A two-day conference, entitled ‘Classical Arabic Philosophy: Sources and Reception’, was held on 29-30 April, 2004 at the Warburg Institute, London. The Institute of Ismaili Studies was one of the co-sponsors of this Conference which provided an opportunity for both younger and established scholars to share current research and scholarship in the growing field of Arabic philosophy.

Recent scholarship has yielded an increasing appreciation for the nature and breadth of sources that influenced philosophers working in Arabic during the ‘classical’ period, a phase commonly agreed as lasting from the 3rd/9th to the 6th/12th centuries. This fertile period for philosophical thought saw the emergence of scholars such as al-Kindi (d. 873), al-Farabi (d. 950), Ibn Sina (d. 1037), al-Ghazali (d. 1111) and Ibn Rushd (d. 1198), amongst a field of lesser known intellectuals. Many Ismaili philosophical writings were also produced during this period, including those by al-Sijistani (fl. 971), al-Kirmani (d. 1020) and Nasir Khusraw (d. 1060).

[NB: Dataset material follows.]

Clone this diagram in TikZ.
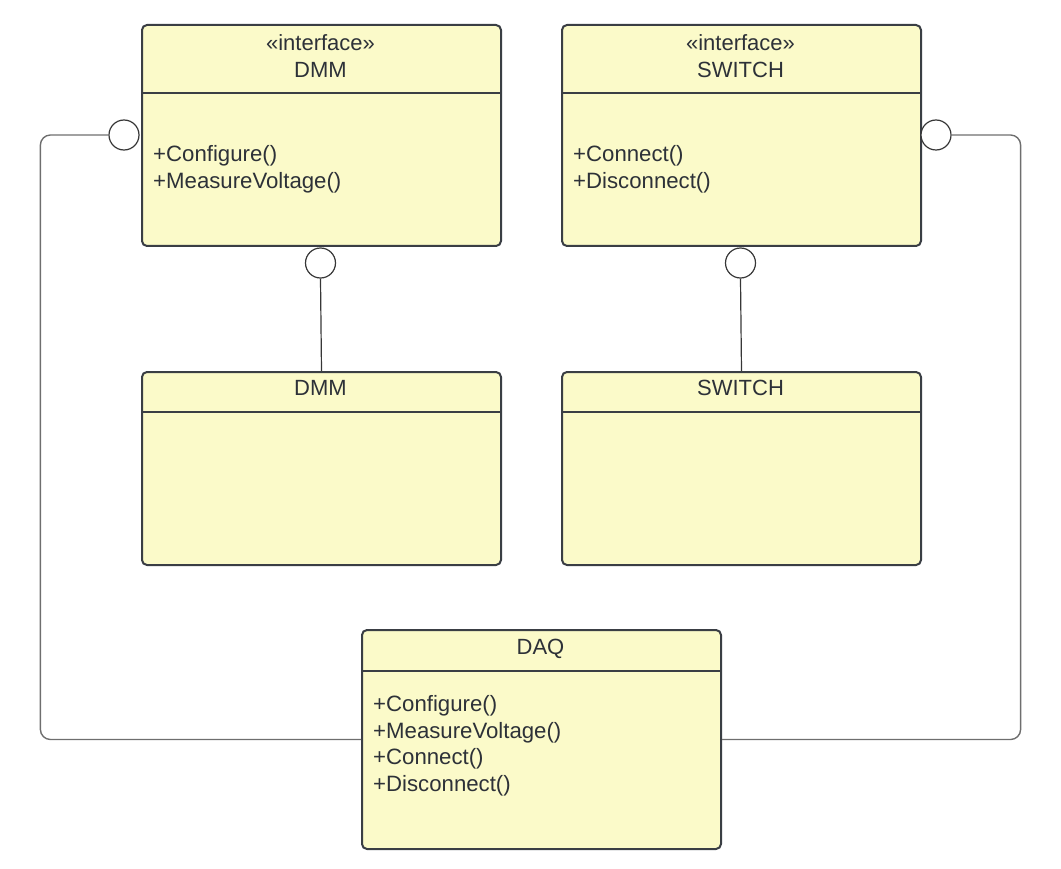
\documentclass[tikz,border=0pt]{standalone}
\usepackage{fontspec}
\setmainfont{Liberation Sans}
\definecolor{umlfill}{RGB}{251,250,201}
\definecolor{boxline}{RGB}{58,62,68}
\definecolor{txtcol}{RGB}{45,49,56}
\definecolor{conncol}{RGB}{110,110,110}
\definecolor{stemcol}{RGB}{55,55,55}
\tikzset{
  umlbox/.style={draw=boxline, fill=umlfill, line width=2pt, rounded corners=5pt,
    minimum width=359pt, inner sep=0pt, anchor=north west},
  sepline/.style={draw=boxline, line width=2pt},
  title/.style={anchor=base, inner sep=0pt, text=txtcol, font=\fontsize{22}{26}\selectfont},
  meth/.style={anchor=base west, inner sep=0pt, text=txtcol, font=\fontsize{22.2}{26}\selectfont},
  lolli/.style={circle, draw=stemcol, fill=white, line width=1.2pt, minimum size=30pt, inner sep=0pt},
  conn/.style={draw=conncol, line width=1.4pt, rounded corners=10pt},
  stem/.style={draw=stemcol, line width=1.2pt}
}
\begin{document}
\begin{tikzpicture}[x=1pt,y=-1pt]
\useasboundingbox (0,0) rectangle (1061,869);

% interface DMM
\node[umlbox, minimum height=221pt] (idmm) at (141,24) {};
\draw[sepline] ([yshift=-69pt]idmm.north west) -- ([yshift=-69pt]idmm.north east);
\node[title] (idmmst) at (320.5,51) {«interface»};
\node[title] (idmmt) at (320.5,77.5) {DMM};
\node[meth] (idmm1) at (153,161.5) {+Configure()};
\node[meth] (idmm2) at (153,188.5) {+MeasureVoltage()};

% interface SWITCH
\node[umlbox, minimum height=221pt] (isw) at (561,24) {};
\draw[sepline] ([yshift=-69pt]isw.north west) -- ([yshift=-69pt]isw.north east);
\node[title] (iswst) at (740.5,51) {«interface»};
\node[title] (iswt) at (740.5,77.5) {SWITCH};
\node[meth] (isw1) at (573,161.5) {+Connect()};
\node[meth] (isw2) at (573,188.5) {+Disconnect()};

% DMM class
\node[umlbox, minimum height=193pt] (dmm) at (141,371) {};
\draw[sepline] ([yshift=-41pt]dmm.north west) -- ([yshift=-41pt]dmm.north east);
\node[title] (dmmt) at (320.5,395.5) {DMM};

% SWITCH class
\node[umlbox, minimum height=193pt] (sw) at (561,371) {};
\draw[sepline] ([yshift=-41pt]sw.north west) -- ([yshift=-41pt]sw.north east);
\node[title] (swt) at (740.5,395.5) {SWITCH};

% DAQ class
\node[umlbox, minimum height=219pt] (daq) at (361,629) {};
\draw[sepline] ([yshift=-42pt]daq.north west) -- ([yshift=-42pt]daq.north east);
\node[title] (daqt) at (540.5,654.5) {DAQ};
\node[meth] (daq1) at (373,711.5) {+Configure()};
\node[meth] (daq2) at (373,738.5) {+MeasureVoltage()};
\node[meth] (daq3) at (373,764.5) {+Connect()};
\node[meth] (daq4) at (373,791.5) {+Disconnect()};

% lollipops
\node[lolli] (cl) at (124,135) {};
\node[lolli] (cr) at (936,135) {};
\node[lolli] (cd) at (320.5,263) {};
\node[lolli] (cs) at (740.5,263) {};

% connectors
\draw[stem] (cd.south) -- (dmm.north);
\draw[stem] (cs.south) -- (sw.north);
\draw[conn] (cl.west) -- ++(-68,0) |- (daq.west);
\draw[conn] (cr.east) -- ++(69,0) |- (daq.east);
\end{tikzpicture}
\end{document}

The Conference aimed to extend the understanding of the origins and repercussions of philosophy in the classical period, including examinations of the philosophy’s reception in Europe. Toby Mayer and Sajjad Rizvi presented papers on behalf of the IIS and their respective institutions. Proceedings of the Conference are expected to be published in 2005.

‘Classical Arabic Philosophy: Sources and Reception’ was sponsored by the British Academy, the Mind Association, the Warburg Institute, King’s College London, the British Society for the Philosophy of Science, The Institute of Ismaili Studies, the King’s College London Department of Philosophy and the Classical Association.